> Goal
Write out the listing below in full and exactly, leaving out every picture.

>> start Collected data

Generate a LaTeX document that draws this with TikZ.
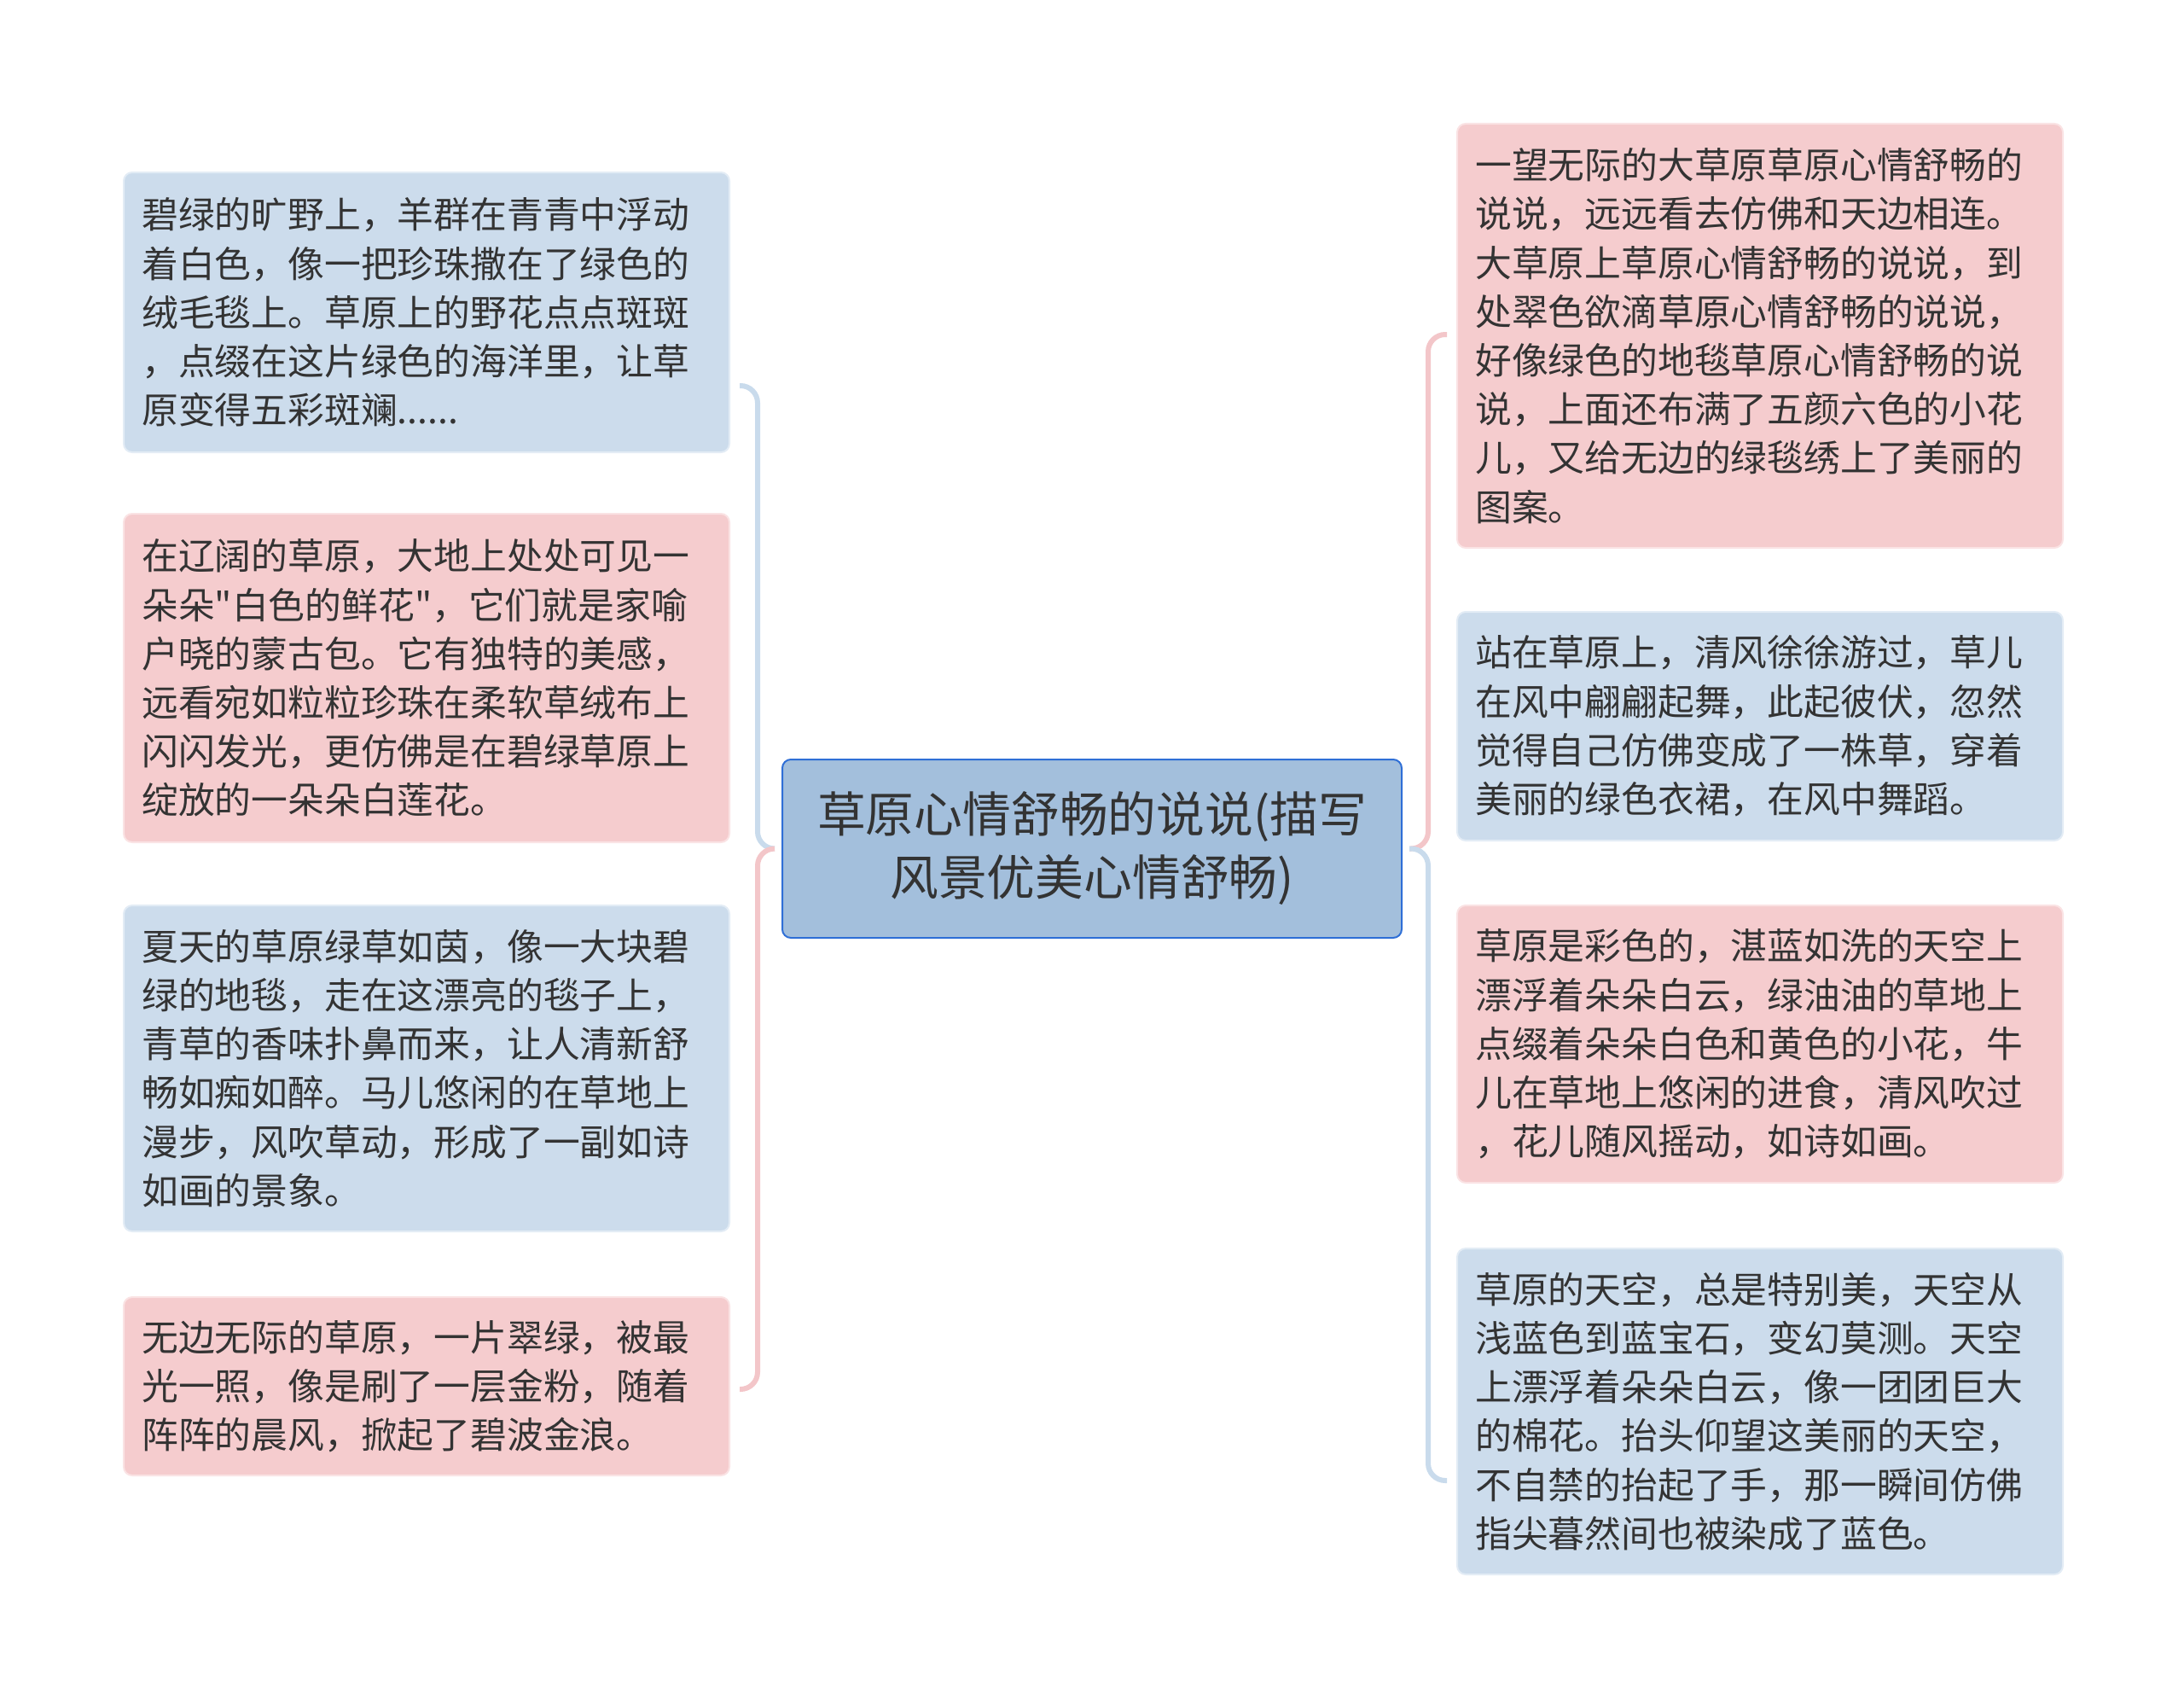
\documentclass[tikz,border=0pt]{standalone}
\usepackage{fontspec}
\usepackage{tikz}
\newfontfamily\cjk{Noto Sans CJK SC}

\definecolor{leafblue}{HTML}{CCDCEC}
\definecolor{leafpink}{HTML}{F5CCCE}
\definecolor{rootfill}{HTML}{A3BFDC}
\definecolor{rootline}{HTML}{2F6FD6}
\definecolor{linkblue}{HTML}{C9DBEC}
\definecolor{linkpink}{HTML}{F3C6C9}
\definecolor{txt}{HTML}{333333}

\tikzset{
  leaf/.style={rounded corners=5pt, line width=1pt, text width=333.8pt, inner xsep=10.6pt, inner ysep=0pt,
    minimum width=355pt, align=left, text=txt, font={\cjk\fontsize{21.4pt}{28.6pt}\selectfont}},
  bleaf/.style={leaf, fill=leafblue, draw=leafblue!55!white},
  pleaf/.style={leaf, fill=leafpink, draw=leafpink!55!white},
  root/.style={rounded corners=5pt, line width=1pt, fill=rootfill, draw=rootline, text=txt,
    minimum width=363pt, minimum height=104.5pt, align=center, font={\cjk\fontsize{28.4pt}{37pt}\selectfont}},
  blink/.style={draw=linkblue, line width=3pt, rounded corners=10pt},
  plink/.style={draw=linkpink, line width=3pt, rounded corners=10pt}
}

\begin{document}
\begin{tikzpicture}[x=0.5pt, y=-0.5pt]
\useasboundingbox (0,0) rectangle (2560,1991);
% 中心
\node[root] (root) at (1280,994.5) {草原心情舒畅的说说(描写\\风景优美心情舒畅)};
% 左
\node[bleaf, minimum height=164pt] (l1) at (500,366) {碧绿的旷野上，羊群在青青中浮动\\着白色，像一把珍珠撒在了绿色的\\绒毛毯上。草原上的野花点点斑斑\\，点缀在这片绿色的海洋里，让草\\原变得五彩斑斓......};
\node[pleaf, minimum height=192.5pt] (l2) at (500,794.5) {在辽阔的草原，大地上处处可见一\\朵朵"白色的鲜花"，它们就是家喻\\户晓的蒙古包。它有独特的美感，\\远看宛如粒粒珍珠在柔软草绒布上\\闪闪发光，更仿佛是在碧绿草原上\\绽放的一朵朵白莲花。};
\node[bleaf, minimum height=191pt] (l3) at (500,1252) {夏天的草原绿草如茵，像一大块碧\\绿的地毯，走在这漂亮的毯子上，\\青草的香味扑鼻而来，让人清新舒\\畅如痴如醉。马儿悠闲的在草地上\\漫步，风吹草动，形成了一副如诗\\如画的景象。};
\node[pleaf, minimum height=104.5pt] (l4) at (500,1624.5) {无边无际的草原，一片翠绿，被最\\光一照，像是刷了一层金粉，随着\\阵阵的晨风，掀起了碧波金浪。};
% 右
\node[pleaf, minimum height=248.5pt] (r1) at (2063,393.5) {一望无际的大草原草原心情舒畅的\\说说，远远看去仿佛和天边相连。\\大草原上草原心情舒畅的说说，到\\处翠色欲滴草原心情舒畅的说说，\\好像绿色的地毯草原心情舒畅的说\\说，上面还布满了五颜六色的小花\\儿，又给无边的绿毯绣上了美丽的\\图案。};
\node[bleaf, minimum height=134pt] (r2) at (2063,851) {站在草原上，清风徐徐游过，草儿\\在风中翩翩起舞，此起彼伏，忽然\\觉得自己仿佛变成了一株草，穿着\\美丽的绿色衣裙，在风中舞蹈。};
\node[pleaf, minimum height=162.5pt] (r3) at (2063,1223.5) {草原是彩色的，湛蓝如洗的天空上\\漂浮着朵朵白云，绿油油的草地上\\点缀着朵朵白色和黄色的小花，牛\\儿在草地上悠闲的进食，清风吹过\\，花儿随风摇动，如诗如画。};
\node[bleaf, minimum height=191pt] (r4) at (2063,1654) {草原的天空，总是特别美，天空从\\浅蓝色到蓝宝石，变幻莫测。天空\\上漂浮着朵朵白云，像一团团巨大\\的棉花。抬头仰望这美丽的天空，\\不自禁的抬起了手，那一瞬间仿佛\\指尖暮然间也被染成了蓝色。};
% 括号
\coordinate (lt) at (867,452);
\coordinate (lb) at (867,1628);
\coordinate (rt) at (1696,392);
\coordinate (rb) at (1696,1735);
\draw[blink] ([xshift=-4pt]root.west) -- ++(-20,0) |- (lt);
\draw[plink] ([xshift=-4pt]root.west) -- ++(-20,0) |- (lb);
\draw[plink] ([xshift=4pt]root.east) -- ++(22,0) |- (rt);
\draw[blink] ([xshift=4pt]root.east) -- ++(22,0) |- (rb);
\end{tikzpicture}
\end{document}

>> end Collected data

> The response
Generate a LaTeX document that draws this with TikZ.
\documentclass[tikz,border=0pt]{standalone}
\usepackage{fontspec}
\usepackage{tikz}
\newfontfamily\cjk{Noto Sans CJK SC}

\definecolor{leafblue}{HTML}{CCDCEC}
\definecolor{leafpink}{HTML}{F5CCCE}
\definecolor{rootfill}{HTML}{A3BFDC}
\definecolor{rootline}{HTML}{2F6FD6}
\definecolor{linkblue}{HTML}{C9DBEC}
\definecolor{linkpink}{HTML}{F3C6C9}
\definecolor{txt}{HTML}{333333}

\tikzset{
  leaf/.style={rounded corners=5pt, line width=1pt, text width=333.8pt, inner xsep=10.6pt, inner ysep=0pt,
    minimum width=355pt, align=left, text=txt, font={\cjk\fontsize{21.4pt}{28.6pt}\selectfont}},
  bleaf/.style={leaf, fill=leafblue, draw=leafblue!55!white},
  pleaf/.style={leaf, fill=leafpink, draw=leafpink!55!white},
  root/.style={rounded corners=5pt, line width=1pt, fill=rootfill, draw=rootline, text=txt,
    minimum width=363pt, minimum height=104.5pt, align=center, font={\cjk\fontsize{28.4pt}{37pt}\selectfont}},
  blink/.style={draw=linkblue, line width=3pt, rounded corners=10pt},
  plink/.style={draw=linkpink, line width=3pt, rounded corners=10pt}
}

\begin{document}
\begin{tikzpicture}[x=0.5pt, y=-0.5pt]
\useasboundingbox (0,0) rectangle (2560,1991);
% 中心
\node[root] (root) at (1280,994.5) {草原心情舒畅的说说(描写\\风景优美心情舒畅)};
% 左
\node[bleaf, minimum height=164pt] (l1) at (500,366) {碧绿的旷野上，羊群在青青中浮动\\着白色，像一把珍珠撒在了绿色的\\绒毛毯上。草原上的野花点点斑斑\\，点缀在这片绿色的海洋里，让草\\原变得五彩斑斓......};
\node[pleaf, minimum height=192.5pt] (l2) at (500,794.5) {在辽阔的草原，大地上处处可见一\\朵朵"白色的鲜花"，它们就是家喻\\户晓的蒙古包。它有独特的美感，\\远看宛如粒粒珍珠在柔软草绒布上\\闪闪发光，更仿佛是在碧绿草原上\\绽放的一朵朵白莲花。};
\node[bleaf, minimum height=191pt] (l3) at (500,1252) {夏天的草原绿草如茵，像一大块碧\\绿的地毯，走在这漂亮的毯子上，\\青草的香味扑鼻而来，让人清新舒\\畅如痴如醉。马儿悠闲的在草地上\\漫步，风吹草动，形成了一副如诗\\如画的景象。};
\node[pleaf, minimum height=104.5pt] (l4) at (500,1624.5) {无边无际的草原，一片翠绿，被最\\光一照，像是刷了一层金粉，随着\\阵阵的晨风，掀起了碧波金浪。};
% 右
\node[pleaf, minimum height=248.5pt] (r1) at (2063,393.5) {一望无际的大草原草原心情舒畅的\\说说，远远看去仿佛和天边相连。\\大草原上草原心情舒畅的说说，到\\处翠色欲滴草原心情舒畅的说说，\\好像绿色的地毯草原心情舒畅的说\\说，上面还布满了五颜六色的小花\\儿，又给无边的绿毯绣上了美丽的\\图案。};
\node[bleaf, minimum height=134pt] (r2) at (2063,851) {站在草原上，清风徐徐游过，草儿\\在风中翩翩起舞，此起彼伏，忽然\\觉得自己仿佛变成了一株草，穿着\\美丽的绿色衣裙，在风中舞蹈。};
\node[pleaf, minimum height=162.5pt] (r3) at (2063,1223.5) {草原是彩色的，湛蓝如洗的天空上\\漂浮着朵朵白云，绿油油的草地上\\点缀着朵朵白色和黄色的小花，牛\\儿在草地上悠闲的进食，清风吹过\\，花儿随风摇动，如诗如画。};
\node[bleaf, minimum height=191pt] (r4) at (2063,1654) {草原的天空，总是特别美，天空从\\浅蓝色到蓝宝石，变幻莫测。天空\\上漂浮着朵朵白云，像一团团巨大\\的棉花。抬头仰望这美丽的天空，\\不自禁的抬起了手，那一瞬间仿佛\\指尖暮然间也被染成了蓝色。};
% 括号
\coordinate (lt) at (867,452);
\coordinate (lb) at (867,1628);
\coordinate (rt) at (1696,392);
\coordinate (rb) at (1696,1735);
\draw[blink] ([xshift=-4pt]root.west) -- ++(-20,0) |- (lt);
\draw[plink] ([xshift=-4pt]root.west) -- ++(-20,0) |- (lb);
\draw[plink] ([xshift=4pt]root.east) -- ++(22,0) |- (rt);
\draw[blink] ([xshift=4pt]root.east) -- ++(22,0) |- (rb);
\end{tikzpicture}
\end{document}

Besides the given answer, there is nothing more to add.